Rounding - Unit Assessment
Lesson 7 of 7
Objective: SWBAT demonstrate practical skills and critical thinking that reflects their growing understanding of how to round to the closest ten and hundred, and why.
Prior to giving any formal looking assessment, I always have a brief discussion with students about the purpose of assessments. For this group of students that is in an environment which still has a lot of standardized testing, it's important that they know that these are but one measure of their ability and that, in my classroom at least, their primary purposes is to help me know what and how to teach!
I do not use necessarily use this Rounding Assessment as a “final grade” and all students do not take all parts of the assessment. Based on prior formatives and teacher observations, I have students complete only the necessary sections. For example, there were a handful of children in my class that could round to the closest ten and hundred before I’d taught a single lesson. There is no reason to continually assess them on what they already know.
A purpose for this assessment is a convenient snapshot of student skills and ability to explain their reasoning. Sometimes administrators and parents cannot easily access information from a teacher checklist, anecdotal notes, or rubrics and this format may seem to them to be a more friendly/familiar way to see evidence of their child’s progress in their understanding of how and why to round to the closest ten or thousand.
In my class, what worked well was to have students work on this assessment task for about 50 minutes. Students who finish early get to choose from a number of independent math activities, including basic fact practice or addition and subtraction with regrouping.
I save them, record the information, continue to assess and reassess, often informally, and then all of that data is what I use to report standards mastery on report cards.
Here are some examples of student work and my thoughts about their levels of understanding:
After Test Transition
When the test is over, I give them a short stretch break.
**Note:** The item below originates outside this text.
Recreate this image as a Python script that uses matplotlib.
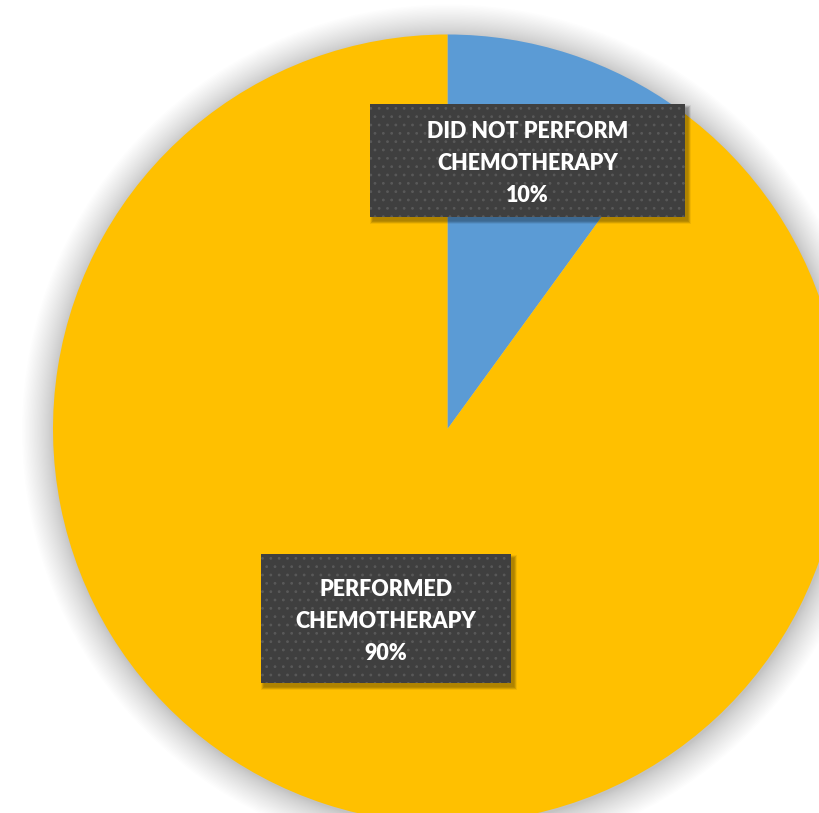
import matplotlib
matplotlib.use("Agg")
import matplotlib.pyplot as plt
from matplotlib.patches import Rectangle, Circle

labels = ["DID NOT PERFORM\nCHEMOTHERAPY", "PERFORMED\nCHEMOTHERAPY"]
values = [10, 90]
colors = ["#5B9BD5", "#FFC000"]

W, H = 819, 813
fig = plt.figure(figsize=(W / 100, H / 100), dpi=100)
ax = fig.add_axes([0, 0, 1, 1])

cx, cy, R = 447.5, H - 429, 394.5

# soft shadow around pie
n = 30
for i in range(n):
    r = R + 32 * (1 - i / n) ** 1.3
    ax.add_patch(Circle((cx + 1, cy - 2), r, color="#000000", alpha=0.0075, lw=0, zorder=0))

wedges, _ = ax.pie(values, colors=colors, startangle=90, counterclock=False,
                   center=(cx, cy), radius=R, frame=True,
                   wedgeprops=dict(linewidth=0))
for w in wedges:
    w.set_zorder(1)
ax.set_xlim(0, W)
ax.set_ylim(0, H)
ax.set_aspect("equal")
ax.axis("off")

total = sum(values)
boxes = [(370, 104, 685, 217), (261, 554, 511, 683)]
plt.rcParams["hatch.color"] = "#595959"
plt.rcParams["hatch.linewidth"] = 0.8
for (x0, y0, x1, y1), lab, v in zip(boxes, labels, values):
    bw, bh = x1 - x0, y1 - y0
    for k in range(6):
        ax.add_patch(Rectangle((x0 + 3 - k * 0.6, H - y1 - 4 - k * 0.6), bw + k * 1.2, bh + k * 1.2,
                               facecolor="#000000", alpha=0.06, lw=0, zorder=3))
    ax.add_patch(Rectangle((x0, H - y1), bw, bh, facecolor="#3f3f3f", edgecolor="none",
                           lw=0, zorder=4))
    ax.add_patch(Rectangle((x0, H - y1), bw, bh, facecolor="none", edgecolor="#595959",
                           hatch="..", lw=0, zorder=4.5))
    txt = f"{lab}\n{v / total * 100:.0f}%"
    ax.text((x0 + x1) / 2, H - (y0 + y1) / 2 - 3, txt, ha="center", va="center",
            color="white", fontsize=15.5, fontweight="heavy", family=["Lato", "DejaVu Sans"],
            linespacing=1.66, zorder=5)

fig.savefig("out.png", dpi=100)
I tend to do things such as this:
"Pretend you are snorkeling for this many strokes across the ocean - 7 x 5"
"Walk through deep snow. There is a hard, crunchy layer of ice coating the top so you need to step like this (I demonstrate) very deliberately, or you might get stuck or fall over like this (demonstrate) - you MAY pretend to almost fall. If you crash to the floor, that's not safe, you'll have to walk on the road, which has been plowed. Now go, for this many steps: for 8 x 6 steps. Lift your knees HIGHER!"
"Hop on two feet while flapping your arms like a bird learning to fly for 4 x 4."
They seem to enjoy the silly directions but this would work just as well with jumping jacks, knee bends, or circling their arms.